A selection of quotations, excerpts and ideas




 

"Only death cures stupidity." -- Cowboy Bebop: The Movie

 

"Society is, always has been and always will be a structure for the exploitation and oppression of the majority through systems of political force dictated by an élite, enforced by thugs, uniformed or not, and upheld by a willful ignorance and stupidity on the part of the very majority whom the system oppresses." --  Richard K. Morgan, award-winning science fiction writer  


"No purpose is so high that unworthy methods in achieving it can be justified." -- Albert Einstein


"The ideas of economists and political philosophers, both when they are right and when they are wrong, are more powerful than is commonly understood. Indeed the world is ruled by little else. Practical men, who believe themselves to be quite exempt from any intellectual influences, are usually the slaves of some defunct economist." -- John Maynard Keynes

"Being born and raised in America, the country of freedom and independence, I had always cherished the values and ideals of equality and liberty. I was determined to raise my children with those ideals." -- Bob Dylan, Chronicles: Volume 1.

"Read not to contradict and confute; nor to believe and take for granted; nor to find talk and discourse; but to weigh and consider." -- Francis Bacon (1561-1626), British philosopher, essayist, statesman. Essays, "Of Studies," (1597-1625).


"Two things fill the mind with awe and wonder the more often and more steadily we reflect upon them: the starry heavens above me and the moral law within me...The former view of a countless multitude of worlds annihilates my importance as an animal creature, which must give back to the planet (a mere speck in the universe) the matter from which it came, the matter which is for a little time provided with vital force, we know not how.
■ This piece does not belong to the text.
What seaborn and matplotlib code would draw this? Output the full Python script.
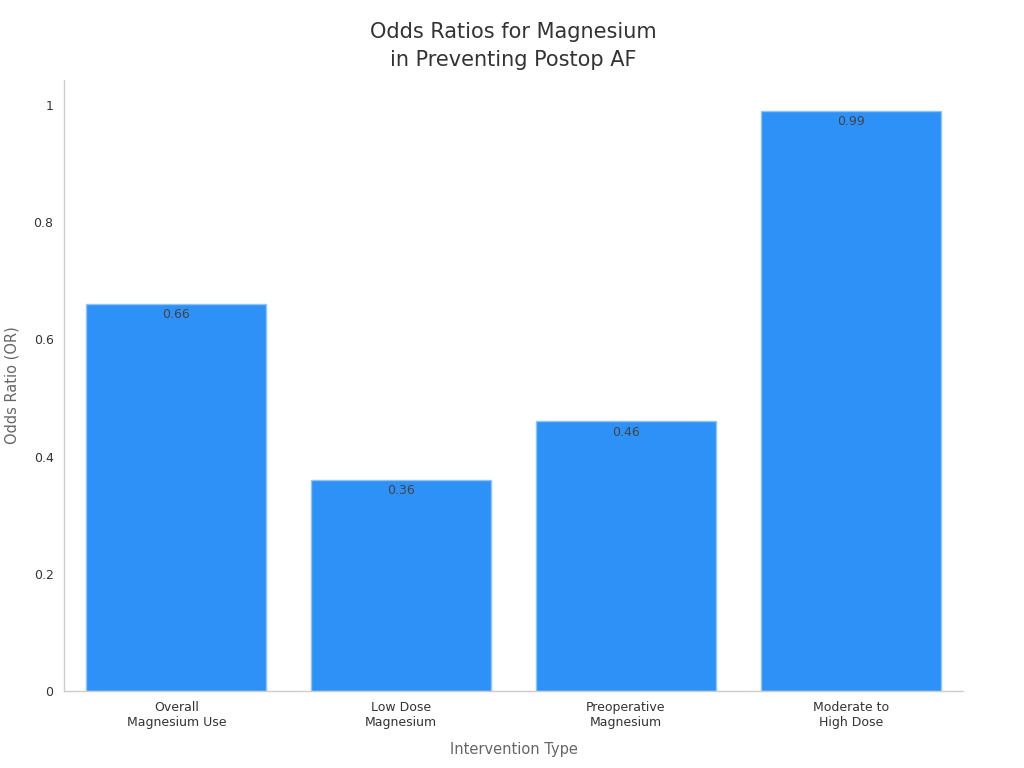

The latter, on the contrary, infinitely raises my worth as that of an intelligence by my personality, in which the moral law reveals a life independent of the whole world of sense.....a destination which is not restricted to the conditions and limits of this life but reaches into the infinite." -- Immanuel Kant, The Critique of Practical Reason


"The essence of the Liberal outlook lies not in what opinions are held, but in how they are held: instead of being held dogmatically, they are held tentatively, and with a consciousness that new evidence may at any moment lead to their abandonment." -- Bertrand Russell (1872-1970), British philosopher, mathematician. "Philosophy and Politics," Unpopular Essays (1950).


"Eccentricity has always abounded when and where strength of character has abounded; and the amount of eccentricity in a society has generally been proportional to the amount of genius, mental vigour, and moral courage which it contained."  — John Stuart Mill (1806-1873), British philosopher, economist. On Liberty, ch. 3 (1859).


"Argument ...  does not remove doubt, so that the mind may rest in the sure knowledge of the truth, unless it finds it by the method of experiment.... For if any man who never saw fire proved by satisfactory arguments that fire burns ... his hearer's mind would never be satisfied, nor would he avoid the fire until he put his hand in it ... that he might learn by experiment what argument taught."  -- Roger Bacon (c. 1214-1294), British philosopher, scientist. Opus Maius, pt. 4, ch. 1 (1267).


"You cannot make a theory scientific simply by trying to find facts that might be explained by the theory. You have to try to find facts that could only be explained by the theory, and this means that you should try to show that no rival theory could explain those same events. A theory is meaningfully proposed as a scientific theory only if the proposer is willing to look seriously at rival theories that have some claim to explain the same events, in order to determine whether those theories do not do a better job."  — Jan Garrett, philosophy professor at Western Kentucky University, "The Enigmatic Origins of the Jung Cult" (1999).


"There are those who argue that everything breaks even in this old dump of a world of ours. I suppose these ginks who argue that way hold that because the rich man gets ice in the summer and the poor man gets it in the winter things are breaking even for both. Maybe so, but I'll swear I can't see it that way." -- The last recorded words of famed Western gunman William Barclay "Bat" Masterson; it was the bit of his newspaper column found on the typewriter he was using at the time of his death on Oct. 25, 1921.